## The task
In the lines below, output everything from the first line through the line containing "at (745, 427)" exactly as it is. Pictures are not part of the output.

## Collected material
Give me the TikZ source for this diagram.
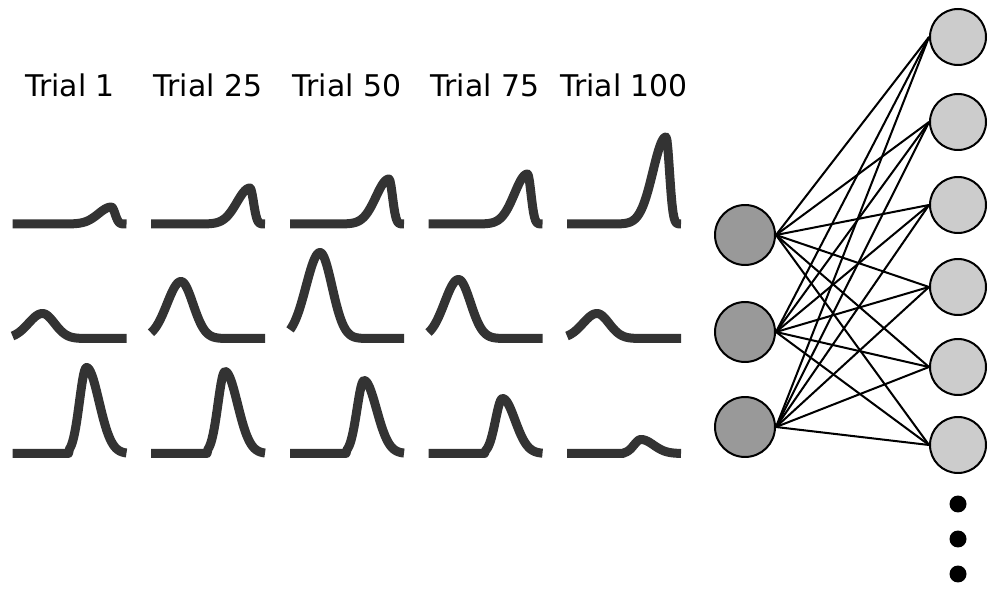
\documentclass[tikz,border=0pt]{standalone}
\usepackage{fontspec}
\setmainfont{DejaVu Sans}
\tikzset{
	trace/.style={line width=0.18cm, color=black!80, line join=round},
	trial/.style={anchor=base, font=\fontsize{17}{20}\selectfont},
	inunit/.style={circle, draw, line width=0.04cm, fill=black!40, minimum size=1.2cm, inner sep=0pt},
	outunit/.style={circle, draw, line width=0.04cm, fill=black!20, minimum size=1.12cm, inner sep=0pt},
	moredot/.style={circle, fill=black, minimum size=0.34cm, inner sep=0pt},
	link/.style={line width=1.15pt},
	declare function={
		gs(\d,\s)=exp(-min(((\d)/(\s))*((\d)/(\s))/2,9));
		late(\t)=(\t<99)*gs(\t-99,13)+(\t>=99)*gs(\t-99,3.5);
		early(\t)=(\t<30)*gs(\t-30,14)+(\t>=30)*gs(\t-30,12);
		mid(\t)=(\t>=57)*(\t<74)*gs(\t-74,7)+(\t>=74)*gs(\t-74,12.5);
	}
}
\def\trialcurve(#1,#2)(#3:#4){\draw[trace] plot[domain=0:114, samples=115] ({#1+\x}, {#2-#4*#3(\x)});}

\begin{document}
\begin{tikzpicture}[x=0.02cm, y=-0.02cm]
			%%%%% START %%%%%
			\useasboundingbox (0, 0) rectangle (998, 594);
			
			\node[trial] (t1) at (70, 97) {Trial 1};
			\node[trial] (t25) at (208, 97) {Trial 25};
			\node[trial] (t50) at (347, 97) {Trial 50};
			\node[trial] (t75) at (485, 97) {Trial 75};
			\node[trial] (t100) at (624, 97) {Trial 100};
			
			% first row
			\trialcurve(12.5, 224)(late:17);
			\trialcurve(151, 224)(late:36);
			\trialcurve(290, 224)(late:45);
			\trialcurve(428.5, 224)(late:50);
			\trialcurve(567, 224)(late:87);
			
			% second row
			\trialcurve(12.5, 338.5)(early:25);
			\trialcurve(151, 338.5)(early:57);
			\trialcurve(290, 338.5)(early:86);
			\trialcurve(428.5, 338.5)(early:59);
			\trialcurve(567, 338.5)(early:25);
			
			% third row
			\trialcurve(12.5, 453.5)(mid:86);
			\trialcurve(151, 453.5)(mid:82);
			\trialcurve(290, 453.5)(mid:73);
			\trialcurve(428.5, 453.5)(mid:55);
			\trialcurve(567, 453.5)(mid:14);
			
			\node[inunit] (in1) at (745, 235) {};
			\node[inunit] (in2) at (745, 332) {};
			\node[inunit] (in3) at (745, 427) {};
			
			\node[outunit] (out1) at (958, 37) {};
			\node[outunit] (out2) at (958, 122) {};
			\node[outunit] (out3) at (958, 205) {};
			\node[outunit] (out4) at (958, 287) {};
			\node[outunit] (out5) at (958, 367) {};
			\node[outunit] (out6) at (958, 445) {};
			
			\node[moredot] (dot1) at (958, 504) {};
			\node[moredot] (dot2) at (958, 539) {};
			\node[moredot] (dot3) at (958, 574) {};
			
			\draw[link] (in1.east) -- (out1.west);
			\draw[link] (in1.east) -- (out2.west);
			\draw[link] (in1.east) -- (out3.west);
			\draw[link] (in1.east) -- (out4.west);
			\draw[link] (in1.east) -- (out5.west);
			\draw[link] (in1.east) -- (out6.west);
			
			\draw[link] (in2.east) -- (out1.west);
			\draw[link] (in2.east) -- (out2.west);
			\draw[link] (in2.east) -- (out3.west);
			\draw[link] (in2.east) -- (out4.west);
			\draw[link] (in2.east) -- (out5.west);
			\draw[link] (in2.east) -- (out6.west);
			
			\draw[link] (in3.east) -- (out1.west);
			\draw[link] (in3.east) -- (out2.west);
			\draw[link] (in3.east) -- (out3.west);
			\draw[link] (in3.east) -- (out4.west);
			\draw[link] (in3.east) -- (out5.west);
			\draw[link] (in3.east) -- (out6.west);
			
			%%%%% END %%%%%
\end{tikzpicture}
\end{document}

## Full response
Give me the TikZ source for this diagram.
\documentclass[tikz,border=0pt]{standalone}
\usepackage{fontspec}
\setmainfont{DejaVu Sans}
\tikzset{
	trace/.style={line width=0.18cm, color=black!80, line join=round},
	trial/.style={anchor=base, font=\fontsize{17}{20}\selectfont},
	inunit/.style={circle, draw, line width=0.04cm, fill=black!40, minimum size=1.2cm, inner sep=0pt},
	outunit/.style={circle, draw, line width=0.04cm, fill=black!20, minimum size=1.12cm, inner sep=0pt},
	moredot/.style={circle, fill=black, minimum size=0.34cm, inner sep=0pt},
	link/.style={line width=1.15pt},
	declare function={
		gs(\d,\s)=exp(-min(((\d)/(\s))*((\d)/(\s))/2,9));
		late(\t)=(\t<99)*gs(\t-99,13)+(\t>=99)*gs(\t-99,3.5);
		early(\t)=(\t<30)*gs(\t-30,14)+(\t>=30)*gs(\t-30,12);
		mid(\t)=(\t>=57)*(\t<74)*gs(\t-74,7)+(\t>=74)*gs(\t-74,12.5);
	}
}
\def\trialcurve(#1,#2)(#3:#4){\draw[trace] plot[domain=0:114, samples=115] ({#1+\x}, {#2-#4*#3(\x)});}

\begin{document}
\begin{tikzpicture}[x=0.02cm, y=-0.02cm]
			%%%%% START %%%%%
			\useasboundingbox (0, 0) rectangle (998, 594);
			
			\node[trial] (t1) at (70, 97) {Trial 1};
			\node[trial] (t25) at (208, 97) {Trial 25};
			\node[trial] (t50) at (347, 97) {Trial 50};
			\node[trial] (t75) at (485, 97) {Trial 75};
			\node[trial] (t100) at (624, 97) {Trial 100};
			
			% first row
			\trialcurve(12.5, 224)(late:17);
			\trialcurve(151, 224)(late:36);
			\trialcurve(290, 224)(late:45);
			\trialcurve(428.5, 224)(late:50);
			\trialcurve(567, 224)(late:87);
			
			% second row
			\trialcurve(12.5, 338.5)(early:25);
			\trialcurve(151, 338.5)(early:57);
			\trialcurve(290, 338.5)(early:86);
			\trialcurve(428.5, 338.5)(early:59);
			\trialcurve(567, 338.5)(early:25);
			
			% third row
			\trialcurve(12.5, 453.5)(mid:86);
			\trialcurve(151, 453.5)(mid:82);
			\trialcurve(290, 453.5)(mid:73);
			\trialcurve(428.5, 453.5)(mid:55);
			\trialcurve(567, 453.5)(mid:14);
			
			\node[inunit] (in1) at (745, 235) {};
			\node[inunit] (in2) at (745, 332) {};
			\node[inunit] (in3) at (745, 427) {};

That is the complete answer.